> **AIM OF THE EXERCISE**: Scan the material that follows. Copy every line containing the word "matplotlib".

> **SOURCE EXCERPT**:
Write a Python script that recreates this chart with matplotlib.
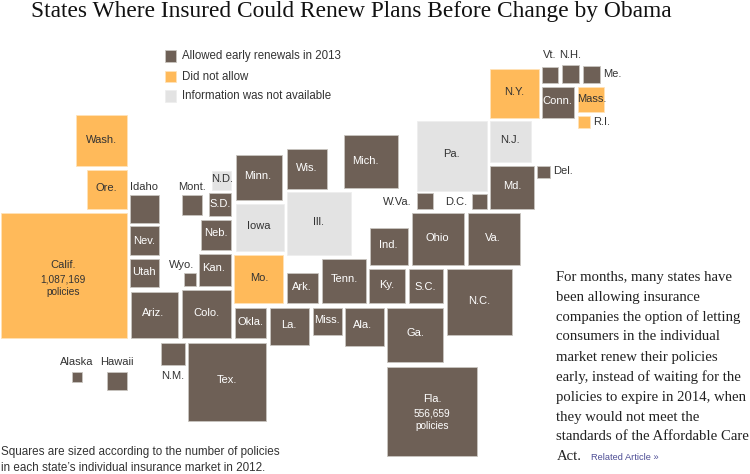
import matplotlib
matplotlib.use("Agg")
import matplotlib.pyplot as plt
from matplotlib.patches import Rectangle

BROWN, ORANGE, GRAY = "#6e6056", "#ffba5a", "#e3e3e3"
EDGE = {"a": "#c9c5c0", "n": "#ffe3b8", "u": "#eeeeee"}
FILL = {"a": BROWN, "n": ORANGE, "u": GRAY}

title = "States Where Insured Could Renew Plans Before Change by Obama"
legend_labels = ["Allowed early renewals in 2013", "Did not allow", "Information was not available"]
legend_groups = ["a", "n", "u"]

states = ["Wash.","Ore.","Calif.","Idaho","Nev.","Utah","Ariz.","Colo.","Wyo.","Kan.","Neb.","S.D.","N.D.",
          "Mont.","Minn.","Iowa","Mo.","Wis.","Ill.","Mich.","Ark.","Tenn.","Okla.","La.","Miss.","Ala.",
          "Tex.","N.M.","Alaska","Hawaii","Ind.","Ky.","S.C.","N.C.","Ga.","Fla.","Ohio","Va.","Md.","Del.",
          "D.C.","W.Va.","Pa.","N.J.","N.Y.","Conn.","Mass.","R.I.","Vt.","N.H.","Me."]
groups = ["n","n","n","a","a","a","a","a","a","a","a","a","u",
          "a","a","u","n","a","u","a","a","a","a","a","a","a",
          "a","a","a","a","a","a","a","a","a","a","a","a","a","a",
          "a","a","u","u","n","a","n","n","a","a","a"]
left = [76,87,1,130,130,130,131,182,184,199,201,209,212,
        182,236,236,234,287,287,344,287,322,235,270,313,345,
        188,161,72,107,370,369,409,447,387,387,412,468,490,537,
        472,417,417,490,490,542,578,578,542,562,583]
top = [115,170,213,195,226,259,292,290,273,254,220,193,171,
       195,155,204,255,149,192,135,273,259,308,308,308,308,
       343,343,372,372,228,269,269,269,308,367,213,213,166,166,
       194,193,121,121,69,87,87,116,67,65,66]
right = [127,127,127,159,159,159,178,231,196,231,231,231,231,
         202,282,284,283,327,351,398,318,366,266,309,342,384,
         266,185,82,127,408,405,443,512,443,477,464,520,534,550,
         487,433,487,531,539,574,604,590,558,579,600]
bottom = [166,209,338,223,255,287,338,338,286,286,250,216,190,
          215,200,251,303,189,255,188,303,303,338,345,335,346,
          421,365,382,390,265,303,303,335,362,456,265,265,209,178,
          209,209,191,162,118,118,112,128,83,83,83]
label_x = [101.7,106.7,63,143.7,143.7,144,153,206,182,214,215.7,220,221.7,
           192,258,259,259,306.7,318.7,365,302,344,250,289,326.7,363,
           226.7,173,76.7,116.7,388,386.7,425.7,478.7,415,432.3,437.3,493,512,562.7,
           455.7,397.7,451,510,514,557.7,591.7,602,549.7,570,612.5]
label_y = [140,187.7,264.7,186.7,241,271.7,313,313,264.7,268,233,204,179,
           186.7,175.7,226,278,168,222,161,286.7,279,321.7,325,320,325,
           379.7,376,361.7,361.7,245,285,286.7,300.7,333,399,237.7,237.7,186,171.3,
           202,202,154,140,91.7,100.7,98.7,122.3,55,55,73.7]
outside = {"Idaho","Mont.","Wyo.","N.M.","Alaska","Hawaii","Del.","D.C.","W.Va.","R.I.","Vt.","N.H.","Me."}

callouts = [("1,087,169", 63, 280, "n"), ("policies", 63, 292, "n"),
            ("556,659", 432.3, 413.7, "a"), ("policies", 432.3, 425.7, "a")]

body_lines = ["For months, many states have", "been allowing insurance",
              "companies the option of letting", "consumers in the individual",
              "market renew their policies", "early, instead of waiting for the",
              "policies to expire in 2014, when", "they would not meet the",
              "standards of the Affordable Care", "Act."]
caption_lines = ["Squares are sized according to the number of policies",
                 "in each state\u2019s individual insurance market in 2012."]

SANS = "Liberation Sans"
SERIF = "Liberation Serif"

fig = plt.figure(figsize=(7.5, 4.74), dpi=100)
ax = fig.add_axes([0, 0, 1, 1])
ax.set_xlim(0, 750)
ax.set_ylim(474, 0)
ax.axis("off")

def text_colour(name, grp):
    if name in outside:
        return "#333333"
    return "white" if grp == "a" else "#333333"

for n, g, l, t, r, b, lx, ly in zip(states, groups, left, top, right, bottom, label_x, label_y):
    ax.add_patch(Rectangle((l, t), r - l, b - t, facecolor=FILL[g], edgecolor=EDGE[g], linewidth=0.6))
    ax.text(lx, ly, n, ha="center", va="center", fontsize=8.0, family=SANS,
            color=text_colour(n, g))

for s, x, y, g in callouts:
    ax.text(x, y, s, ha="center", va="center", fontsize=7.3, family=SANS,
            color="white" if g == "a" else "#333333")

legend_y = [56, 76.5, 96]
for s, g, y in zip(legend_labels, legend_groups, legend_y):
    ax.add_patch(Rectangle((165, y - 5.8), 11, 11.6, facecolor=FILL[g], edgecolor=EDGE[g], linewidth=0.6))
    ax.text(182, y, s, ha="left", va="center", fontsize=8.3, family=SANS, color="#333333")

ax.text(351, 11, title, ha="center", va="center", fontsize=16.8, family=SERIF, color="#111111")

for i, s in enumerate(body_lines):
    ax.text(556.5, 277 + i * 20, s, ha="left", va="center", fontsize=10.6, family=SERIF, color="#222222")
ax.text(591, 457, "Related Article \u00bb", ha="left", va="center", fontsize=6.7, family=SANS, color="#4f4f96")

for i, s in enumerate(caption_lines):
    ax.text(1, 452 + i * 16, s, ha="left", va="center", fontsize=8.4, family=SANS, color="#333333")

fig.savefig("out.png", dpi=100)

> **RESPONSE TO THIS EXERCISE**:
Write a Python script that recreates this chart with matplotlib.
import matplotlib
matplotlib.use("Agg")
import matplotlib.pyplot as plt
from matplotlib.patches import Rectangle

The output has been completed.